Mobile access to the internet is continuing to grow in importance both from a consumer and corporate perspective. From a corporate and public sector end-user point of view, successfully enabling mobile workers can deliver significant and much needed operational efficiencies, so further M&A activity will result as providers look to meet this demand.
Healthcare Software and IT Services (SITS)
M&A has remained buoyant and this looks like it will continue with good opportunities for consolidation across health and social care solutions. Healthcare IT is drawing attention following the review of public sector spending in the UK. Although the government has said it will cancel some IT projects, it is likely that there will be increased spending in IT services in healthcare as these projects are seen as making long-term savings.
Security Solutions
Security solutions and the encrypted transmission of data are of increasing importance following high profile data leaks and the sheer volume of sensitive data.
The most high profile acquisition has been the McAfee purchase of MX Logic in a deal worth over £100 million.
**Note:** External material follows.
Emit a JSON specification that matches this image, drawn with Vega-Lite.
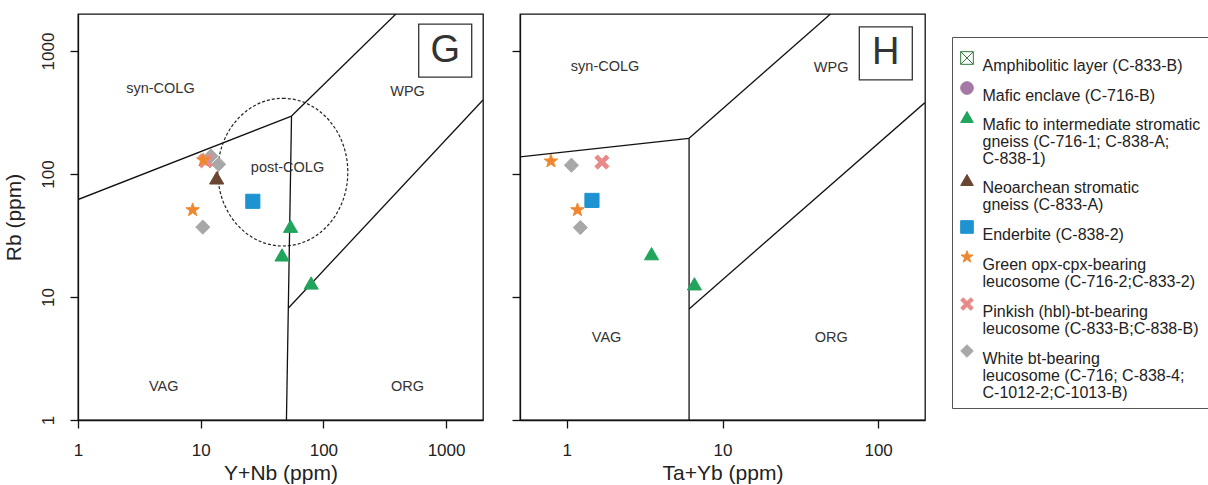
{
  "$schema": "https://vega.github.io/schema/vega-lite/v6.json",
  "padding": {"left": 2, "top": 13, "right": 0, "bottom": 0},
  "config": {
    "font": "Liberation Sans",
    "style": {"guide-label": {"lineHeight": 17}},
    "view": {"stroke": "#111", "strokeWidth": 1.3},
    "axis": {"grid": false, "domainColor": "#111", "domainWidth": 1.3, "tickColor": "#111", "tickWidth": 1.3, "tickSize": 8, "labelColor": "#222", "labelFontSize": 17, "titleColor": "#222", "titleFontSize": 21, "titleFontWeight": "normal", "labelFont": "Liberation Sans", "titleFont": "Liberation Sans", "labelFlush": false},
    "legend": {"labelFontSize": 16, "labelColor": "#222", "labelFont": "Liberation Sans", "labelBaseline": "top", "labelLimit": 400, "labelOffset": 7.5, "symbolSize": 160, "symbolStrokeWidth": 1, "rowPadding": 5, "padding": 7, "strokeColor": "#555", "fillColor": "#ffffff", "titleFontSize": 6, "titlePadding": 0, "symbolOffset": 0}
  },
  "datasets": {
    "g_lines": [
      {"seg": "A", "x": 1, "y": 62}, {"seg": "A", "x": 55, "y": 296},
      {"seg": "B", "x": 55, "y": 296}, {"seg": "B", "x": 390, "y": 2000},
      {"seg": "C", "x": 50, "y": 1}, {"seg": "C", "x": 55, "y": 296},
      {"seg": "D", "x": 51.7, "y": 8.1}, {"seg": "D", "x": 2000, "y": 400}
    ],
    "h_lines": [
      {"seg": "A", "x": 0.5, "y": 138}, {"seg": "A", "x": 6.1, "y": 195},
      {"seg": "B", "x": 6.1, "y": 195}, {"seg": "B", "x": 49.4, "y": 2000},
      {"seg": "C", "x": 6.1, "y": 1}, {"seg": "C", "x": 6.1, "y": 195},
      {"seg": "D", "x": 6.1, "y": 8}, {"seg": "D", "x": 200, "y": 381}
    ],
    "g_ellipse": [{"x": 46.7, "y": 103.5}],
    "g_labels": [
      {"x": 4.7, "y": 490, "label": "syn-COLG"},
      {"x": 485, "y": 465, "label": "WPG"},
      {"x": 51, "y": 112, "label": "post-COLG"},
      {"x": 5.0, "y": 1.87, "label": "VAG"},
      {"x": 485, "y": 1.87, "label": "ORG"}
    ],
    "h_labels": [
      {"x": 1.76, "y": 743, "label": "syn-COLG"},
      {"x": 49.9, "y": 726, "label": "WPG"},
      {"x": 1.8, "y": 4.63, "label": "VAG"},
      {"x": 50, "y": 4.63, "label": "ORG"}
    ],
    "g_tag": [{"x": 984, "y": 1009, "label": "G"}],
    "h_tag": [{"x": 112, "y": 958, "label": "H"}],
    "g_pts": [
      {"series": "White bt-bearing leucosome (C-716; C-838-4; C-1012-2;C-1013-B)", "x": 12.1, "y": 140},
      {"series": "White bt-bearing leucosome (C-716; C-838-4; C-1012-2;C-1013-B)", "x": 14.0, "y": 120},
      {"series": "White bt-bearing leucosome (C-716; C-838-4; C-1012-2;C-1013-B)", "x": 10.4, "y": 37},
      {"series": "Pinkish (hbl)-bt-bearing leucosome (C-833-B;C-838-B)", "x": 11, "y": 128},
      {"series": "Green opx-cpx-bearing leucosome (C-716-2;C-833-2)", "x": 10.5, "y": 130},
      {"series": "Green opx-cpx-bearing leucosome (C-716-2;C-833-2)", "x": 8.6, "y": 51},
      {"series": "Neoarchean stromatic gneiss (C-833-A)", "x": 13.5, "y": 93},
      {"series": "Enderbite (C-838-2)", "x": 26.6, "y": 60},
      {"series": "Mafic to intermediate stromatic gneiss (C-716-1; C-838-A; C-838-1)", "x": 54, "y": 37.6},
      {"series": "Mafic to intermediate stromatic gneiss (C-716-1; C-838-A; C-838-1)", "x": 46, "y": 22},
      {"series": "Mafic to intermediate stromatic gneiss (C-716-1; C-838-A; C-838-1)", "x": 79.5, "y": 13}
    ],
    "h_pts": [
      {"series": "Green opx-cpx-bearing leucosome (C-716-2;C-833-2)", "x": 0.79, "y": 127},
      {"series": "Green opx-cpx-bearing leucosome (C-716-2;C-833-2)", "x": 1.17, "y": 51},
      {"series": "White bt-bearing leucosome (C-716; C-838-4; C-1012-2;C-1013-B)", "x": 1.07, "y": 118},
      {"series": "White bt-bearing leucosome (C-716; C-838-4; C-1012-2;C-1013-B)", "x": 1.22, "y": 36.7},
      {"series": "Pinkish (hbl)-bt-bearing leucosome (C-833-B;C-838-B)", "x": 1.68, "y": 125},
      {"series": "Enderbite (C-838-2)", "x": 1.45, "y": 61},
      {"series": "Mafic to intermediate stromatic gneiss (C-716-1; C-838-A; C-838-1)", "x": 3.5, "y": 22.5},
      {"series": "Mafic to intermediate stromatic gneiss (C-716-1; C-838-A; C-838-1)", "x": 6.6, "y": 12.8}
    ]
  },
  "resolve": {"scale": {"x": "independent", "y": "independent", "shape": "shared", "fill": "shared", "stroke": "shared"}},
  "spacing": 26,
  "hconcat": [
    {
      "width": 405,
      "height": 406,
      "layer": [
        {
          "data": {"name": "g_lines"},
          "mark": {"type": "line", "color": "#111", "strokeWidth": 1.3, "clip": true},
          "encoding": {
            "x": {"field": "x", "type": "quantitative", "scale": {"type": "log", "domain": [1, 2000], "nice": false}, "axis": {"values": [1, 10, 100, 1000], "format": "d", "title": "Y+Nb (ppm)", "labelPadding": 14, "titlePadding": 4}},
            "y": {"field": "y", "type": "quantitative", "scale": {"type": "log", "domain": [1, 2000], "nice": false}, "axis": {"values": [1, 10, 100, 1000], "format": "d", "title": "Rb (ppm)", "labelAngle": -90, "labelAlign": "center", "labelBaseline": "bottom", "labelPadding": 13, "titlePadding": 14.5}},
            "detail": {"field": "seg", "type": "nominal"}
          }
        },
        {
          "data": {"name": "g_ellipse"},
          "mark": {"type": "point", "shape": "M0,-1.136A1,1.136,0,1,1,0,1.136A1,1.136,0,1,1,0,-1.136Z", "size": 16900, "filled": false, "stroke": "#222", "strokeWidth": 1.2, "strokeDash": [3, 2], "opacity": 1},
          "encoding": {"x": {"field": "x", "type": "quantitative"}, "y": {"field": "y", "type": "quantitative"}}
        },
        {
          "data": {"name": "g_labels"},
          "mark": {"type": "text", "fontSize": 14.5, "color": "#333"},
          "encoding": {"x": {"field": "x", "type": "quantitative"}, "y": {"field": "y", "type": "quantitative"}, "text": {"field": "label"}}
        },
        {
          "data": {"name": "g_tag"},
          "mark": {"type": "point", "shape": "square", "size": 2809, "filled": false, "stroke": "#333", "strokeWidth": 1.3, "opacity": 1},
          "encoding": {"x": {"field": "x", "type": "quantitative"}, "y": {"field": "y", "type": "quantitative"}}
        },
        {
          "data": {"name": "g_tag"},
          "mark": {"type": "text", "fontSize": 38, "color": "#333"},
          "encoding": {"x": {"field": "x", "type": "quantitative"}, "y": {"field": "y", "type": "quantitative"}, "text": {"field": "label"}}
        },
        {
          "data": {"name": "g_pts"},
          "mark": {"type": "point", "filled": true, "size": 200, "opacity": 1, "strokeWidth": 1},
          "encoding": {
            "x": {"field": "x", "type": "quantitative"},
            "y": {"field": "y", "type": "quantitative"},
            "shape": {"field": "series", "type": "nominal",
              "scale": {"domain": ["Amphibolitic layer (C-833-B)", "Mafic enclave (C-716-B)", "Mafic to intermediate stromatic gneiss (C-716-1; C-838-A; C-838-1)", "Neoarchean stromatic gneiss (C-833-A)", "Enderbite (C-838-2)", "Green opx-cpx-bearing leucosome (C-716-2;C-833-2)", "Pinkish (hbl)-bt-bearing leucosome (C-833-B;C-838-B)", "White bt-bearing leucosome (C-716; C-838-4; C-1012-2;C-1013-B)"],
                "range": ["M-1,-1H1V1H-1Z M-1,-1L1,1 M1,-1L-1,1", "circle", "triangle-up", "triangle-up", "square", "M0,-1L0.235,-0.324L0.951,-0.309L0.38,0.124L0.588,0.809L0,0.4L-0.588,0.809L-0.38,0.124L-0.951,-0.309L-0.235,-0.324Z", "M-1,-0.6L-0.6,-1L0,-0.4L0.6,-1L1,-0.6L0.4,0L1,0.6L0.6,1L0,0.4L-0.6,1L-1,0.6L-0.4,0Z", "diamond"]},
              "legend": {"orient": "none", "legendX": 874, "legendY": 23, "title": " ", "direction": "vertical",
                "labelExpr": "datum.label == 'Mafic to intermediate stromatic gneiss (C-716-1; C-838-A; C-838-1)' ? ['Mafic to intermediate stromatic', 'gneiss (C-716-1; C-838-A;', 'C-838-1)'] : datum.label == 'Neoarchean stromatic gneiss (C-833-A)' ? ['Neoarchean stromatic', 'gneiss (C-833-A)'] : datum.label == 'Green opx-cpx-bearing leucosome (C-716-2;C-833-2)' ? ['Green opx-cpx-bearing', 'leucosome (C-716-2;C-833-2)'] : datum.label == 'Pinkish (hbl)-bt-bearing leucosome (C-833-B;C-838-B)' ? ['Pinkish (hbl)-bt-bearing', 'leucosome (C-833-B;C-838-B)'] : datum.label == 'White bt-bearing leucosome (C-716; C-838-4; C-1012-2;C-1013-B)' ? ['White bt-bearing', 'leucosome (C-716; C-838-4;', 'C-1012-2;C-1013-B)'] : datum.label"}
            },
            "fill": {"field": "series", "type": "nominal",
              "scale": {"domain": ["Amphibolitic layer (C-833-B)", "Mafic enclave (C-716-B)", "Mafic to intermediate stromatic gneiss (C-716-1; C-838-A; C-838-1)", "Neoarchean stromatic gneiss (C-833-A)", "Enderbite (C-838-2)", "Green opx-cpx-bearing leucosome (C-716-2;C-833-2)", "Pinkish (hbl)-bt-bearing leucosome (C-833-B;C-838-B)", "White bt-bearing leucosome (C-716; C-838-4; C-1012-2;C-1013-B)"],
                "range": ["#ffffff", "#a678a6", "#21a45c", "#6a4532", "#1d93d2", "#f0872e", "#e98a8a", "#a8a8a8"]}},
            "stroke": {"field": "series", "type": "nominal",
              "scale": {"domain": ["Amphibolitic layer (C-833-B)", "Mafic enclave (C-716-B)", "Mafic to intermediate stromatic gneiss (C-716-1; C-838-A; C-838-1)", "Neoarchean stromatic gneiss (C-833-A)", "Enderbite (C-838-2)", "Green opx-cpx-bearing leucosome (C-716-2;C-833-2)", "Pinkish (hbl)-bt-bearing leucosome (C-833-B;C-838-B)", "White bt-bearing leucosome (C-716; C-838-4; C-1012-2;C-1013-B)"],
                "range": ["#2f7a3c", "#a678a6", "#21a45c", "#6a4532", "#1d93d2", "#f0872e", "#e98a8a", "#a8a8a8"]}}
          }
        }
      ]
    },
    {
      "width": 405,
      "height": 406,
      "layer": [
        {
          "data": {"name": "h_lines"},
          "mark": {"type": "line", "color": "#111", "strokeWidth": 1.3, "clip": true},
          "encoding": {
            "x": {"field": "x", "type": "quantitative", "scale": {"type": "log", "domain": [0.5, 200], "nice": false}, "axis": {"values": [1, 10, 100], "format": "d", "title": "Ta+Yb (ppm)", "labelPadding": 14, "titlePadding": 4}},
            "y": {"field": "y", "type": "quantitative", "scale": {"type": "log", "domain": [1, 2000], "nice": false}, "axis": {"values": [1, 10, 100, 1000], "labels": false, "title": null}},
            "detail": {"field": "seg", "type": "nominal"}
          }
        },
        {
          "data": {"name": "h_labels"},
          "mark": {"type": "text", "fontSize": 14.5, "color": "#333"},
          "encoding": {"x": {"field": "x", "type": "quantitative"}, "y": {"field": "y", "type": "quantitative"}, "text": {"field": "label"}}
        },
        {
          "data": {"name": "h_tag"},
          "mark": {"type": "point", "shape": "square", "size": 2809, "filled": false, "stroke": "#333", "strokeWidth": 1.3, "opacity": 1},
          "encoding": {"x": {"field": "x", "type": "quantitative"}, "y": {"field": "y", "type": "quantitative"}}
        },
        {
          "data": {"name": "h_tag"},
          "mark": {"type": "text", "fontSize": 38, "color": "#333"},
          "encoding": {"x": {"field": "x", "type": "quantitative"}, "y": {"field": "y", "type": "quantitative"}, "text": {"field": "label"}}
        },
        {
          "data": {"name": "h_pts"},
          "mark": {"type": "point", "filled": true, "size": 200, "opacity": 1, "strokeWidth": 1},
          "encoding": {
            "x": {"field": "x", "type": "quantitative"},
            "y": {"field": "y", "type": "quantitative"},
            "shape": {"field": "series", "type": "nominal"},
            "fill": {"field": "series", "type": "nominal"},
            "stroke": {"field": "series", "type": "nominal"}
          }
        }
      ]
    }
  ]
}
The move sees McAfee's entrance into the SaaS-based messaging security market. SaaS provides the perfect mechanism for the delivery of security software with a number of vendors now providing a fully hosted, highly scalable online platform.
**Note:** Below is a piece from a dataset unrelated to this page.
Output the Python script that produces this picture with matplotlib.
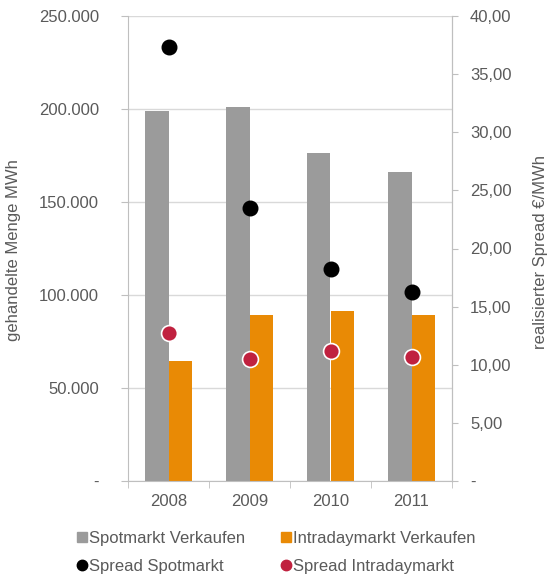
import matplotlib.pyplot as plt
from matplotlib.lines import Line2D
import numpy as np

plt.rcParams['font.family'] = ['Liberation Sans', 'DejaVu Sans']

years = ["2008", "2009", "2010", "2011"]
spot_volume = [199000, 201200, 176400, 166100]
intraday_volume = [64700, 89000, 91200, 89000]
spread_spot = [37.35, 23.5, 18.2, 16.3]
spread_intraday = [12.75, 10.5, 11.2, 10.7]

left_ticks = [0, 50000, 100000, 150000, 200000, 250000]
left_ticklabels = ["-", "50.000", "100.000", "150.000", "200.000", "250.000"]
right_ticks = [0, 5, 10, 15, 20, 25, 30, 35, 40]
right_ticklabels = ["-", "5,00", "10,00", "15,00", "20,00", "25,00", "30,00", "35,00", "40,00"]

GRAY = '#9b9b9b'
ORANGE = '#e98a05'
RED = '#c0213f'
TXT = '#5a5a5a'
AXC = '#bfbfbf'

fig = plt.figure(figsize=(5.51, 5.78), dpi=100)
ax = fig.add_axes([128 / 551, 1 - 481 / 578, 324 / 551, 465 / 578])
ax2 = ax.twinx()

x = np.arange(len(years))
w = 0.285
ax.bar(x - w / 2, spot_volume, w, color=GRAY, zorder=2)
ax.bar(x + w / 2, intraday_volume, w, color=ORANGE, zorder=2)

# spreads on the right axis
ax2.scatter(x, spread_spot, s=110, color='black', zorder=3)
ax2.scatter(x, spread_intraday, s=130, color=RED, edgecolors='white', linewidths=1.2, zorder=3)

ax.set_xlim(-0.5, len(years) - 0.5)
ax.set_ylim(0, 250000)
ax2.set_ylim(0, 40)

ax.set_yticks(left_ticks)
ax.set_yticklabels(left_ticklabels)
ax2.set_yticks(right_ticks)
ax2.set_yticklabels(right_ticklabels)

ax.set_xticks(x)
ax.set_xticklabels(years)
ax.set_xticks(np.arange(len(years) + 1) - 0.5, minor=True)
ax.tick_params(axis='x', which='major', length=0, pad=9, labelsize=12, labelcolor=TXT)
ax.tick_params(axis='x', which='minor', length=5, color=AXC, direction='out')
ax.tick_params(axis='y', length=5, color=AXC, pad=16, labelsize=12, labelcolor=TXT)
ax2.tick_params(axis='y', length=4, color=AXC, pad=9, labelsize=12, labelcolor=TXT)

ax.yaxis.grid(True, color='#d9d9d9', linewidth=1)
ax.set_axisbelow(True)

for a in (ax, ax2):
    a.spines['top'].set_visible(False)
    for s in ('left', 'right', 'bottom'):
        a.spines[s].set_color(AXC)
ax2.spines['left'].set_visible(False)
ax2.spines['bottom'].set_visible(False)

fig.text(14 / 551, 1 - 250 / 578, "gehandelte Menge MWh", rotation=90,
         ha='center', va='center', fontsize=12, color=TXT)
fig.text(540 / 551, 1 - 252 / 578, "realisierter Spread €/MWh", rotation=90,
         ha='center', va='center', fontsize=12, color=TXT)

handles = [
    Line2D([], [], marker='s', linestyle='none', color=GRAY, markersize=6.5),
    Line2D([], [], marker='o', linestyle='none', color='black', markersize=7.5),
    Line2D([], [], marker='s', linestyle='none', color=ORANGE, markersize=6.5),
    Line2D([], [], marker='o', linestyle='none', color=RED, markersize=7.5),
]
labels = ["Spotmarkt Verkaufen", "Spread Spotmarkt",
          "Intradaymarkt Verkaufen", "Spread Intradaymarkt"]
leg = fig.legend(handles, labels, ncol=2, loc='center left',
                 bbox_to_anchor=(77 / 551, 1 - 552.5 / 578), frameon=False,
                 fontsize=12, handlelength=0.6, handletextpad=0.1,
                 columnspacing=2.2, labelspacing=0.75, borderpad=0, borderaxespad=0)
for t in leg.get_texts():
    t.set_color(TXT)

fig.savefig('out.png', dpi=100)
Software and IT services (SITS) businesses are an attractive proposition
SITS companies have expanded rapidly over the past three years. The ability to drive tangible cost synergies, and the attraction of ongoing maintenance and support revenues makes the acquisition of a SITS business an attractive proposition.
Ongoing revenues from an acquisition is the main driving force in many deals at the moment, as investors are nervous about the need to constantly win business to maintain income. A recent software and IT deals was Advanced Computer Software acquisition of Surrey-based software firm Cerrus Ltd for £0.37m in cash. The deal included Cerrus' Saturn software suite, which is designed for community care and support management services.
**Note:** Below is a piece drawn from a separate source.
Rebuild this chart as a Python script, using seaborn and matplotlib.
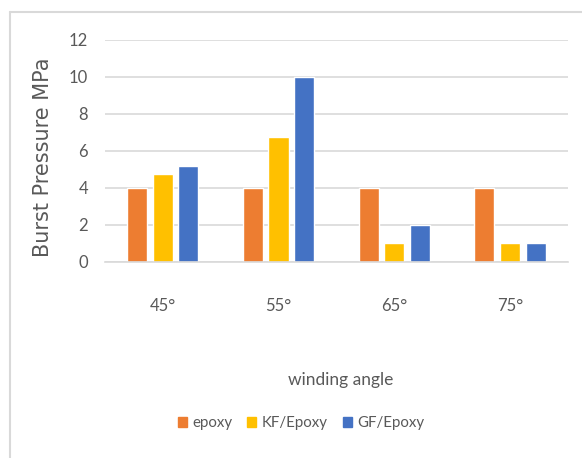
import seaborn as sns
import matplotlib.pyplot as plt
import pandas as pd
from matplotlib.lines import Line2D

angles = ["45°", "55°", "65°", "75°"]
materials = ["epoxy", "KF/Epoxy", "GF/Epoxy"]
epoxy = [4, 4, 4, 4]
kf_epoxy = [4.75, 6.75, 1, 1]
gf_epoxy = [5.2, 10, 2, 1]
colors = ["#ED7D31", "#FFC000", "#4472C4"]

rows = []
for name, vals in zip(materials, [epoxy, kf_epoxy, gf_epoxy]):
    for a, v in zip(angles, vals):
        rows.append({"angle": a, "material": name, "pressure": v})
df = pd.DataFrame(rows)

sns.set_style("white")
plt.rcParams["font.family"] = ["Lato", "DejaVu Sans"]

fig = plt.figure(figsize=(5.82, 4.58), dpi=100)
ax = fig.add_axes([0.180, 0.428, 0.796, 0.485])

sns.barplot(data=df, x="angle", y="pressure", hue="material", order=angles,
            hue_order=materials, palette=colors, width=0.667, gap=0.22,
            saturation=1, legend=False, ax=ax)

ax.set_ylim(0, 12)
ax.set_yticks(range(0, 13, 2))
ax.set_xlim(-0.5, 3.5)
ax.grid(axis="y", color="#d9d9d9", linewidth=1.2)
ax.set_axisbelow(True)
for s in ["top", "right", "left"]:
    ax.spines[s].set_visible(False)
ax.spines["bottom"].set_color("#d9d9d9")
ax.spines["bottom"].set_linewidth(1.2)
ax.tick_params(axis="both", length=0, colors="#595959", labelsize=12)
ax.tick_params(axis="x", pad=26)
ax.tick_params(axis="y", pad=12)

ax.set_xlabel("")
ax.set_ylabel("Burst Pressure MPa", fontsize=15, color="#595959",
              family="DejaVu Sans")
ax.yaxis.set_label_coords(-0.112, 0.47)
fig.text(0.585, 0.17, "winding angle", ha="center", va="center",
         fontsize=12.5, color="#595959")

handles = [plt.Rectangle((0, 0), 1, 1, color=c) for c in colors]
fig.legend(handles, materials, loc="center", bbox_to_anchor=(0.517, 0.076),
           ncol=3, frameon=False, fontsize=10.8, labelcolor="#595959",
           handlelength=0.6, handleheight=0.7, handletextpad=0.35,
           columnspacing=1.0)

# outer chart border
fig.add_artist(Line2D([10 / 582, 1], [1 - 12 / 458] * 2, color="#d9d9d9", lw=1.5))
fig.add_artist(Line2D([10 / 582] * 2, [0, 1 - 12 / 458], color="#d9d9d9", lw=1.5))

fig.savefig("out.png", dpi=100)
Last year, global deal values and volumes were driven largely by intra-regional transactions in the US and Asia. However in the UK, private equity showed it could still pull off some very large deals with the €1.9 billion public-to-private leveraged buyout of the UK set-top box software-maker NDS Group by Permira, in conjunction with News Corporation.
Despite the favourable exchange rate for US to UK deals last year, US bidders secured relatively few UK targets, the largest being the €267 million acquisition of the social gaming company Playfish by Electronic Arts and the €140 million acquisition of the hardware distributor Abacus Group by Avnet. During 2010, the exchange rate has been even more favourable but US technology businesses have not been successful in making any major acquisitions so far this year.
In conclusion, the M&A market in the technology sector is improving as liquidity returns to the market. Vendors are gradually realising that valuations are unlikely to return to the very high levels seen at the height of the M&A cycle in 2007. Private equity and strategic buyers have become increasingly aware of this and are waiting for the right opportunity to strike as sellers become more realistic. Private equity firms will be looking for exits particularly in the second half of 2010, as they look to generate returns for their investing partners and raise further funds.